• _REQUIREMENT_
Stop at the line containing "import plotly.graph_objects as go": repeat exactly every line of the entries below from the first up to it, plus that line, with pictures omitted.

• _RECORDED INFORMATION_
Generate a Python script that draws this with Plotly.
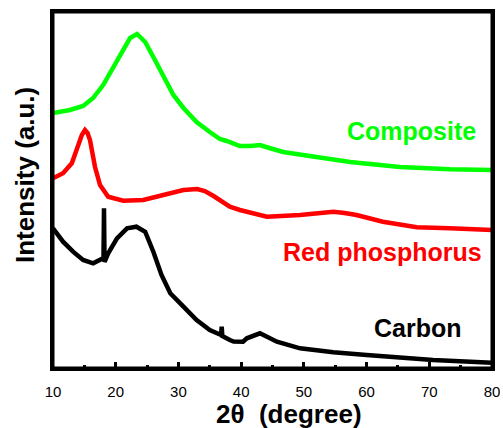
import plotly.graph_objects as go

# 2-theta positions (degree) and intensities (a.u.)
composite_x = [10, 12.7, 14.8, 16.4, 18.0, 19.6, 21.0, 22.3, 23.4, 24.7, 26.0, 27.6, 29.2,
               30.8, 32.9, 35.0, 36.6, 37.7, 39.8, 41.5, 43.0, 44.5, 46.7, 52, 57.4, 65.3,
               73.3, 80]
composite_y = [255, 258, 262, 270, 283, 300, 316, 330, 334, 326, 311, 291, 273,
               260, 246, 236, 229, 227, 222, 222, 223, 220, 216, 211, 206, 201,
               198.7, 198]

red_x = [10, 11.6, 13.0, 14.0, 14.6, 15.1, 15.5, 15.9, 16.7, 17.5, 18.8, 21.2, 24.4,
         27.6, 30.8, 33.0, 34.2, 35.6, 36.6, 38.2, 39.8, 40.9, 44.1, 49.4, 54.7, 56.5,
         58.4, 62.6, 68, 73.3, 80]
red_y = [189.7, 194.7, 204.7, 223, 233, 238, 235, 228, 201, 183, 171.3, 167.3, 168,
         173, 178, 179, 177, 172, 168, 161.3, 158, 156.3, 151.3, 153, 156.3, 155,
         153, 146.3, 140.7, 139.7, 138]

carbon_x = [10, 11.6, 13.2, 14.8, 16.4, 17.5, 18.05, 18.13, 18.22, 18.8, 20.2, 21.8,
            23.3, 24.7, 26.0, 27.3, 28.7, 30.8, 32.9, 35.0, 36.8, 36.9, 37.0, 38.2,
            38.8, 40.3, 40.9, 43.0, 45.7, 49.4, 54.7, 60, 65.3, 70.6, 80]
carbon_y = [139.7, 126.3, 116.3, 108, 104.7, 108, 110, 159.7, 106, 114.7, 129.7, 139.7,
            141.3, 136.3, 116.3, 93, 74.7, 61.3, 48, 38, 33, 41.3, 32, 28,
            26.5, 26.3, 29.7, 34.7, 26.3, 19.7, 15.7, 13, 10.7, 8, 5.3]

x_ticks = [10, 20, 30, 40, 50, 60, 70, 80]
labels = ["Composite", "Red phosphorus", "Carbon"]
colors = ["#00ff00", "#ff0000", "#000000"]

FONT = "Liberation Sans, Arial, sans-serif"
W, H = 503, 428
pl, pr, pt, pb = 53, 11, 12, 60
pw, ph = W - pl - pr, H - pt - pb

fig = go.Figure()
for xs, ys, c, name in [(carbon_x, carbon_y, colors[2], labels[2]),
                        (red_x, red_y, colors[1], labels[1]),
                        (composite_x, composite_y, colors[0], labels[0])]:
    fig.add_trace(go.Scatter(x=xs, y=ys, mode="lines", name=name,
                             line=dict(color=c, width=4.5), showlegend=False))

# series labels
fig.add_annotation(x=67.2, y=237, xref="x", yref="y", text="<b>Composite</b>",
                   xanchor="center", yanchor="middle",
                   showarrow=False, font=dict(family=FONT, size=25, color=colors[0]))
fig.add_annotation(x=62.6, y=116, xref="x", yref="y", text="<b>Red phosphorus</b>",
                   xanchor="center", yanchor="middle",
                   showarrow=False, font=dict(family=FONT, size=25, color=colors[1]))
fig.add_annotation(x=68.2, y=40, xref="x", yref="y", text="<b>Carbon</b>",
                   xanchor="center", yanchor="middle",
                   showarrow=False, font=dict(family=FONT, size=25, color=colors[2]))

# axis titles
fig.add_annotation(x=(289 - pl) / pw, y=(H - pb - 414) / ph, xref="paper", yref="paper",
                   xanchor="center", yanchor="middle",
                   text="<b>2θ  (degree)</b>", showarrow=False,
                   font=dict(family=FONT, size=26, color="black"))
fig.add_annotation(x=(25 - pl) / pw, y=(H - pb - 175) / ph, xref="paper", yref="paper",
                   xanchor="center", yanchor="middle",
                   text="<b>Intensity (a.u.)</b>", showarrow=False, textangle=-90,
                   font=dict(family=FONT, size=26, color="black"))

# plot frame
fig.add_shape(type="rect", xref="paper", yref="paper", x0=0, x1=1, y0=0, y1=1,
              line=dict(color="black", width=3), fillcolor="rgba(0,0,0,0)", layer="above")

fig.update_layout(
    template="none",
    width=W, height=H, autosize=False,
    margin=dict(l=pl, r=pr, t=pt, b=pb, autoexpand=False),
    paper_bgcolor="white", plot_bgcolor="white",
    font=dict(family=FONT, color="black"),
)

fig.update_xaxes(range=[10, 80], tickvals=x_ticks, ticks="inside", ticklen=6, tickwidth=3,
                 tickcolor="black", showline=True, linewidth=3, linecolor="black",
                 mirror=True, showgrid=False, zeroline=False, automargin=False,
                 ticklabelstandoff=8,
                 tickfont=dict(family=FONT, size=15, color="black"),
                 tickprefix="<b>", ticksuffix="</b>",
                 minor=dict(dtick=5, tick0=0, ticks="inside", ticklen=3, tickwidth=3,
                            tickcolor="black", showgrid=False))
fig.update_yaxes(range=[0, 356], showticklabels=False, ticks="", showline=True,
                 linewidth=3, linecolor="black", mirror=True, showgrid=False,
                 zeroline=False, automargin=False)

fig.write_html("out.html",
               config={"responsive": False, "displayModeBar": False},
               post_script="document.body.style.margin='0';document.body.style.padding='0';"
                           "document.body.style.overflow='hidden';"
                           "document.documentElement.style.overflow='hidden';")
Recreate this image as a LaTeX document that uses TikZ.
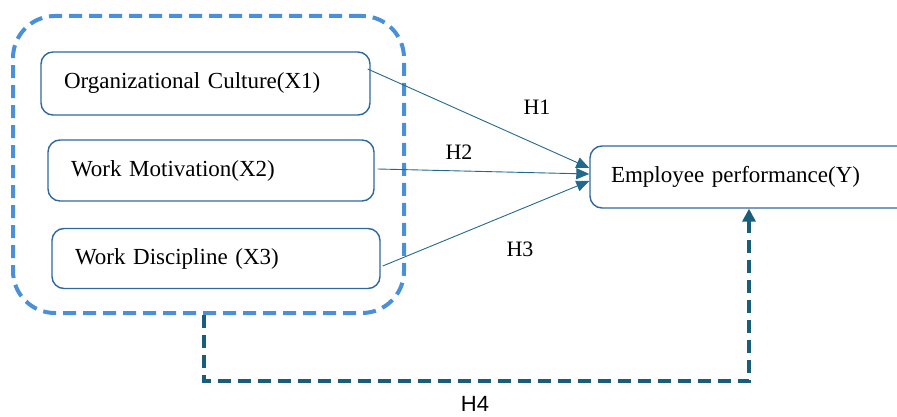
\documentclass[tikz,border=0pt]{standalone}
\usepackage{fontspec}
\setmainfont{Liberation Serif}
\newfontfamily\hfourfont{Liberation Sans}
\usetikzlibrary{arrows.meta,calc}
\definecolor{outerblue}{RGB}{74,144,217}
\definecolor{boxblue}{RGB}{46,104,160}
\definecolor{arrowteal}{RGB}{35,105,140}
\definecolor{hfourteal}{RGB}{24,94,124}
\begin{document}
\begin{tikzpicture}[x=1pt,y=-1pt,
  varbox/.style={draw=boxblue, line width=1.4pt, rounded corners=12pt, inner xsep=23pt, inner ysep=0pt,
    align=left, font=\fontsize{23}{27}\selectfont},
  outerbox/.style={draw=outerblue, line width=4pt, rounded corners=42pt, dash pattern=on 13pt off 7pt},
  linkarrow/.style={draw=arrowteal, line width=0.9pt, -{Triangle[length=13pt,width=11pt]}},
  hfourpath/.style={draw=hfourteal, line width=4pt, dash pattern=on 13pt off 7pt, -{Triangle[length=13pt,width=13pt]}},
  hlabel/.style={font=\fontsize{22}{26}\selectfont, inner sep=0pt}
]
\clip (0,0) rectangle (897,417);
\node[outerbox, minimum width=391pt, minimum height=297pt] (outer) at (208.5,164.5) {};
\node[varbox, text width=283pt, minimum height=63pt] (b1) at (205.5,83.5) {Organizational Culture(X1)};
\node[varbox, text width=280pt, minimum height=61pt] (b2) at (211,170.5) {Work Motivation(X2)};
\node[varbox, text width=282pt, minimum height=60pt] (b3) at (216,258.5) {Work Discipline (X3)};
\node[varbox, inner xsep=21pt, text width=288pt, minimum height=62pt] (emp) at (755,177) {Employee performance(Y)};
\draw[linkarrow] ($(b1.east)+(-3,-14.5)$) -- ($(emp.west)+(0,-9)$);
\draw[linkarrow] ($(b2.east)+(3,-1.5)$) -- ($(emp.west)+(0,-3)$);
\draw[linkarrow] ($(b3.east)+(2,7.5)$) -- ($(emp.west)+(0,4)$);
\node[hlabel] (h1) at (537,107.5) {H1};
\node[hlabel] (h2) at (459,152.5) {H2};
\node[hlabel] (h3) at (520,249.5) {H3};
\coordinate (h4start) at ($(outer.south)+(-5,0)$);
\draw[hfourpath] (h4start) -- ++(0,66) -| ($(emp.south)+(-6,0)$);
\node[hlabel, font=\hfourfont\fontsize{22}{26}\selectfont] (h4) at (475,404) {H4};
\end{tikzpicture}
\end{document}
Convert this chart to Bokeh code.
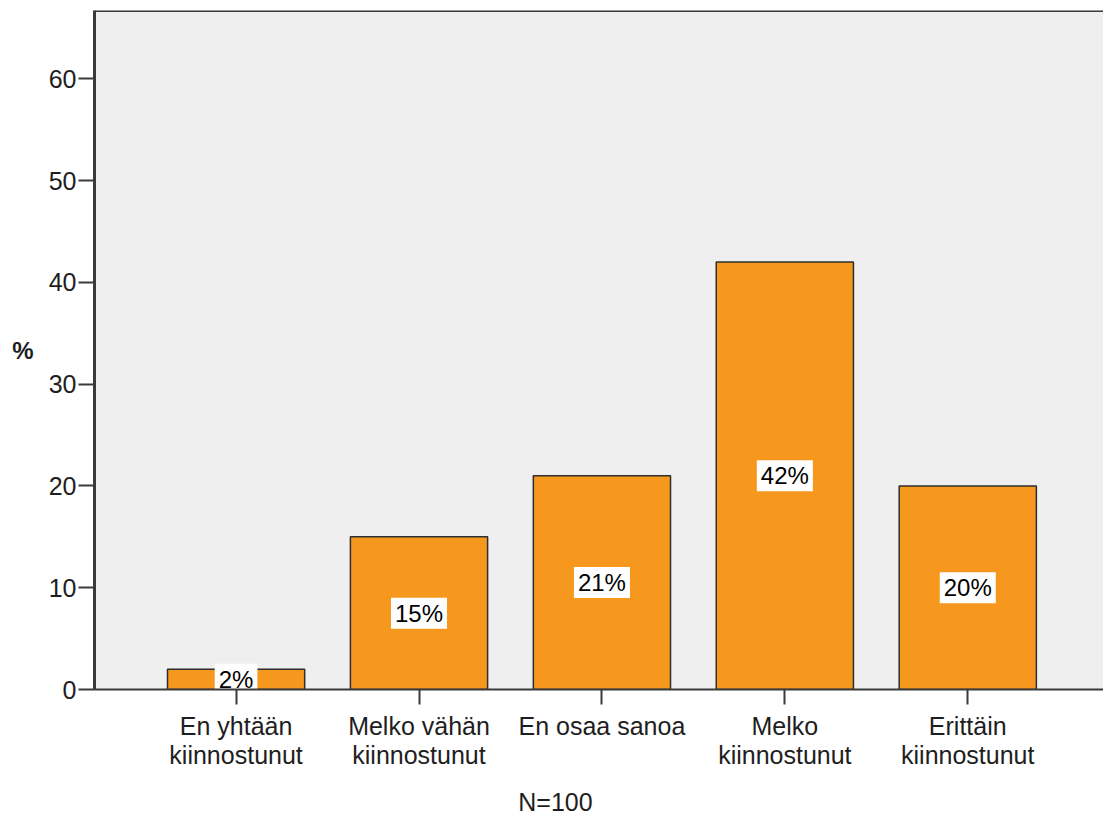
from bokeh.plotting import figure
from bokeh.models import Range1d, FixedTicker, Span, LinearAxis, ColumnDataSource
from bokeh.core.properties import value
from bokeh.embed import file_html
from bokeh.resources import INLINE

categories = ["En yhtään\nkiinnostunut", "Melko vähän\nkiinnostunut", "En osaa sanoa",
              "Melko\nkiinnostunut", "Erittäin\nkiinnostunut"]
values = [2, 15, 21, 42, 20]
value_labels = ["2%", "15%", "21%", "42%", "20%"]
y_ticks = [0, 10, 20, 30, 40, 50, 60]
note = "N=100"
note_x = 1.746

FONT = "Liberation Sans"
AXIS_COLOR = "#3a3a3a"
TEXT_COLOR = "#1e1e1e"

xs = list(range(len(categories)))
src = ColumnDataSource(dict(x=xs, top=values, mid=[v / 2 for v in values], lab=value_labels))

p = figure(width=1103, height=818, output_backend="svg", toolbar_location=None,
           x_range=Range1d(-0.774, 4.742), y_range=Range1d(0, 66.7),
           min_border_left=94, min_border_right=0, min_border_top=10, min_border_bottom=129)
p.background_fill_color = "#efefef"
p.border_fill_color = "white"
p.outline_line_color = None
p.grid.visible = False

p.vbar(x="x", top="top", bottom=0, width=0.75, source=src,
       fill_color="#f7981e", line_color="#2e2e2e", line_width=1.5)
p.text(x="x", y="mid", text="lab", source=src, text_align="center", text_baseline="middle",
       text_font=value(FONT), text_font_size="24px", text_color="black",
       background_fill_color="white",
       padding=dict(left=4, right=4, top=2, bottom=2))

# top border of the plot area
p.add_layout(Span(location=66.7, dimension="width", line_color=AXIS_COLOR, line_width=3))

# x axis
xa = p.xaxis[0]
xa.ticker = FixedTicker(ticks=xs)
xa.major_label_overrides = {i: c for i, c in zip(xs, categories)}
xa.minor_tick_line_color = None
xa.major_tick_in = 0
xa.major_tick_out = 15
xa.major_tick_line_width = 2
xa.major_tick_line_color = AXIS_COLOR
xa.axis_line_width = 2
xa.axis_line_color = AXIS_COLOR
xa.major_label_standoff = 7
xa.major_label_text_font = FONT
xa.major_label_text_font_size = "25px"
xa.major_label_text_line_height = 1.06
xa.major_label_text_color = TEXT_COLOR

# note below the category labels
na = LinearAxis(ticker=FixedTicker(ticks=[note_x]),
                major_label_overrides={note_x: note},
                axis_line_color=None, major_tick_line_color=None, minor_tick_line_color=None,
                major_tick_in=0, major_tick_out=0, major_label_standoff=15,
                major_label_text_font=FONT, major_label_text_font_size="25px",
                major_label_text_color=TEXT_COLOR)
p.add_layout(na, "below")

# y axis
ya = p.yaxis[0]
ya.ticker = FixedTicker(ticks=y_ticks)
ya.minor_tick_line_color = None
ya.major_tick_in = 0
ya.major_tick_out = 16
ya.major_tick_line_width = 2
ya.major_tick_line_color = AXIS_COLOR
ya.axis_line_width = 3
ya.axis_line_color = AXIS_COLOR
ya.major_label_standoff = 2
ya.major_label_text_font = FONT
ya.major_label_text_font_size = "25px"
ya.major_label_text_color = TEXT_COLOR
ya.axis_label = "%"
ya.axis_label_orientation = "horizontal"
ya.axis_label_text_font = FONT
ya.axis_label_text_font_style = "bold"
ya.axis_label_text_font_size = "24px"
ya.axis_label_text_color = TEXT_COLOR
ya.axis_label_standoff = 12

open("out.html", "w").write(file_html(p, INLINE))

• _RESPONSE FOR THIS EXERCISE_
Generate a Python script that draws this with Plotly.
import plotly.graph_objects as go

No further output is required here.